--- begin SUPPLIED INFORMATION ---
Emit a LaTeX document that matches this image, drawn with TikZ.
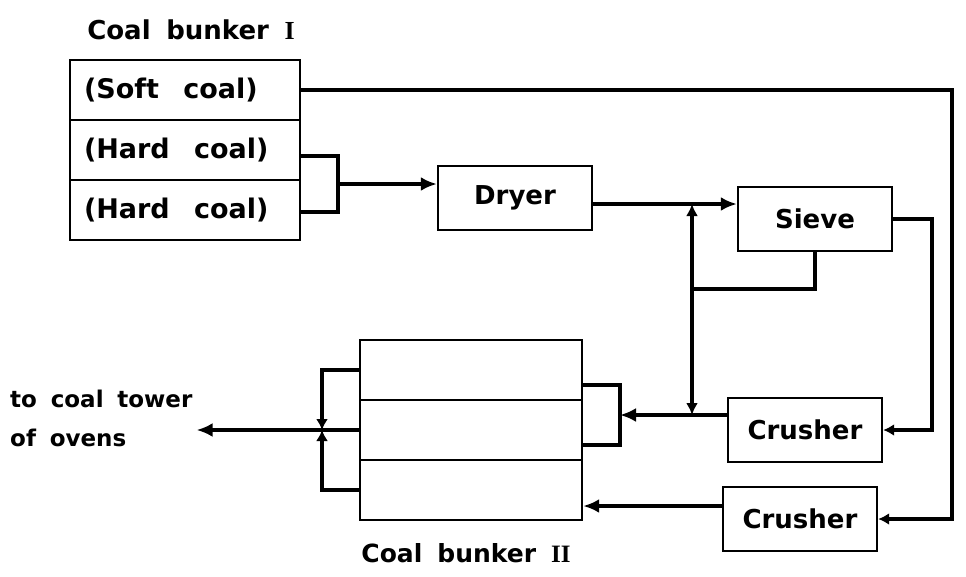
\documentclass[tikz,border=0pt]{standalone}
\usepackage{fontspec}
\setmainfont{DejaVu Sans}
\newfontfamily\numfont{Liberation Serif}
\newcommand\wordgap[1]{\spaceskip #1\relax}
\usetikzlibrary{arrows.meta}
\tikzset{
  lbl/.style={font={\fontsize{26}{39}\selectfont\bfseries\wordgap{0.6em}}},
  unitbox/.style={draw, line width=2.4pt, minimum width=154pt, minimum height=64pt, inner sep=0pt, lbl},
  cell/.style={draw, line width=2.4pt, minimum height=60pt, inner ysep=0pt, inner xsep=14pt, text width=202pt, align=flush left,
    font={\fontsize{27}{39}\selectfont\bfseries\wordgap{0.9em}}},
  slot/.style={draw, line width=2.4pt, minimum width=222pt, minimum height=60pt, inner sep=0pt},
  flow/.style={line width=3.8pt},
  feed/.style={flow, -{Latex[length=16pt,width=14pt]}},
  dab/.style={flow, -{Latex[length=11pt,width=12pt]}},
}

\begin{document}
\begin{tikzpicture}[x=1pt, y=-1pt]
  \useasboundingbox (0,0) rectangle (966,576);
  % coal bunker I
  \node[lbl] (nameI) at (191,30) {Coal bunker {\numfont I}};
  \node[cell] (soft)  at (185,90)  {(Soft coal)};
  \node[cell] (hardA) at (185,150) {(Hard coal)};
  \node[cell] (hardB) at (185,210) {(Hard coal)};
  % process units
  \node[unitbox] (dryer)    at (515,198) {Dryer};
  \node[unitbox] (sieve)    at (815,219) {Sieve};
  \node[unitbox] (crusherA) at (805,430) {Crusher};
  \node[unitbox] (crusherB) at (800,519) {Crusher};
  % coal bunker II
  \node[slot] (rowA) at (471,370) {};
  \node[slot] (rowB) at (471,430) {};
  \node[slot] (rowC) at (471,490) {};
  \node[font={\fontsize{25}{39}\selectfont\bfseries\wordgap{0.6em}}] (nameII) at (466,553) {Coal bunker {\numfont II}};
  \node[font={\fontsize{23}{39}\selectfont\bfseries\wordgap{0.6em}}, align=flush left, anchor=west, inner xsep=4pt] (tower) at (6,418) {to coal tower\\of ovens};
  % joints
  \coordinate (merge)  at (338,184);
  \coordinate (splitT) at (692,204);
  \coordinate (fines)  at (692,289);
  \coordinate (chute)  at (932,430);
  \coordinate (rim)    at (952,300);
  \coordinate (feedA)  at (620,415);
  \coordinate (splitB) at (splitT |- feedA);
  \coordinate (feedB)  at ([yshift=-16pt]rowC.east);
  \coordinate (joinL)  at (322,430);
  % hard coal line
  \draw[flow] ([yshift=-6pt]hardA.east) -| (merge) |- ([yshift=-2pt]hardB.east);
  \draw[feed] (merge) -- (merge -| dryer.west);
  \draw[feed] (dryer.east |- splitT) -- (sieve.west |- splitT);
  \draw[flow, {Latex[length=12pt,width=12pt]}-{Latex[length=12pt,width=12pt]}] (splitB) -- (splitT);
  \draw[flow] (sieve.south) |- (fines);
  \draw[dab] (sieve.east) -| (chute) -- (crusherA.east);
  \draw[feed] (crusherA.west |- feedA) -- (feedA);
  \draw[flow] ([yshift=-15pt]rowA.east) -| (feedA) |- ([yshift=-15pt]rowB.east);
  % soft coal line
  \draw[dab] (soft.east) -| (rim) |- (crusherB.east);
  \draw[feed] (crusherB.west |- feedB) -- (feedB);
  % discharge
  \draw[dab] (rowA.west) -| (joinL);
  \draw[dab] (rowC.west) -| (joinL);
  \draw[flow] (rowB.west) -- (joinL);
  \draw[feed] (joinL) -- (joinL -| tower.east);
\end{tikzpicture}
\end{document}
--- end SUPPLIED INFORMATION ---
GOAL OF THE EXERCISE >>
Give every line back word for word and leave the pictures out.

TASK SOLUTION >>
Emit a LaTeX document that matches this image, drawn with TikZ.
\documentclass[tikz,border=0pt]{standalone}
\usepackage{fontspec}
\setmainfont{DejaVu Sans}
\newfontfamily\numfont{Liberation Serif}
\newcommand\wordgap[1]{\spaceskip #1\relax}
\usetikzlibrary{arrows.meta}
\tikzset{
  lbl/.style={font={\fontsize{26}{39}\selectfont\bfseries\wordgap{0.6em}}},
  unitbox/.style={draw, line width=2.4pt, minimum width=154pt, minimum height=64pt, inner sep=0pt, lbl},
  cell/.style={draw, line width=2.4pt, minimum height=60pt, inner ysep=0pt, inner xsep=14pt, text width=202pt, align=flush left,
    font={\fontsize{27}{39}\selectfont\bfseries\wordgap{0.9em}}},
  slot/.style={draw, line width=2.4pt, minimum width=222pt, minimum height=60pt, inner sep=0pt},
  flow/.style={line width=3.8pt},
  feed/.style={flow, -{Latex[length=16pt,width=14pt]}},
  dab/.style={flow, -{Latex[length=11pt,width=12pt]}},
}

\begin{document}
\begin{tikzpicture}[x=1pt, y=-1pt]
  \useasboundingbox (0,0) rectangle (966,576);
  % coal bunker I
  \node[lbl] (nameI) at (191,30) {Coal bunker {\numfont I}};
  \node[cell] (soft)  at (185,90)  {(Soft coal)};
  \node[cell] (hardA) at (185,150) {(Hard coal)};
  \node[cell] (hardB) at (185,210) {(Hard coal)};
  % process units
  \node[unitbox] (dryer)    at (515,198) {Dryer};
  \node[unitbox] (sieve)    at (815,219) {Sieve};
  \node[unitbox] (crusherA) at (805,430) {Crusher};
  \node[unitbox] (crusherB) at (800,519) {Crusher};
  % coal bunker II
  \node[slot] (rowA) at (471,370) {};
  \node[slot] (rowB) at (471,430) {};
  \node[slot] (rowC) at (471,490) {};
  \node[font={\fontsize{25}{39}\selectfont\bfseries\wordgap{0.6em}}] (nameII) at (466,553) {Coal bunker {\numfont II}};
  \node[font={\fontsize{23}{39}\selectfont\bfseries\wordgap{0.6em}}, align=flush left, anchor=west, inner xsep=4pt] (tower) at (6,418) {to coal tower\\of ovens};
  % joints
  \coordinate (merge)  at (338,184);
  \coordinate (splitT) at (692,204);
  \coordinate (fines)  at (692,289);
  \coordinate (chute)  at (932,430);
  \coordinate (rim)    at (952,300);
  \coordinate (feedA)  at (620,415);
  \coordinate (splitB) at (splitT |- feedA);
  \coordinate (feedB)  at ([yshift=-16pt]rowC.east);
  \coordinate (joinL)  at (322,430);
  % hard coal line
  \draw[flow] ([yshift=-6pt]hardA.east) -| (merge) |- ([yshift=-2pt]hardB.east);
  \draw[feed] (merge) -- (merge -| dryer.west);
  \draw[feed] (dryer.east |- splitT) -- (sieve.west |- splitT);
  \draw[flow, {Latex[length=12pt,width=12pt]}-{Latex[length=12pt,width=12pt]}] (splitB) -- (splitT);
  \draw[flow] (sieve.south) |- (fines);
  \draw[dab] (sieve.east) -| (chute) -- (crusherA.east);
  \draw[feed] (crusherA.west |- feedA) -- (feedA);
  \draw[flow] ([yshift=-15pt]rowA.east) -| (feedA) |- ([yshift=-15pt]rowB.east);
  % soft coal line
  \draw[dab] (soft.east) -| (rim) |- (crusherB.east);
  \draw[feed] (crusherB.west |- feedB) -- (feedB);
  % discharge
  \draw[dab] (rowA.west) -| (joinL);
  \draw[dab] (rowC.west) -| (joinL);
  \draw[flow] (rowB.west) -- (joinL);
  \draw[feed] (joinL) -- (joinL -| tower.east);
\end{tikzpicture}
\end{document}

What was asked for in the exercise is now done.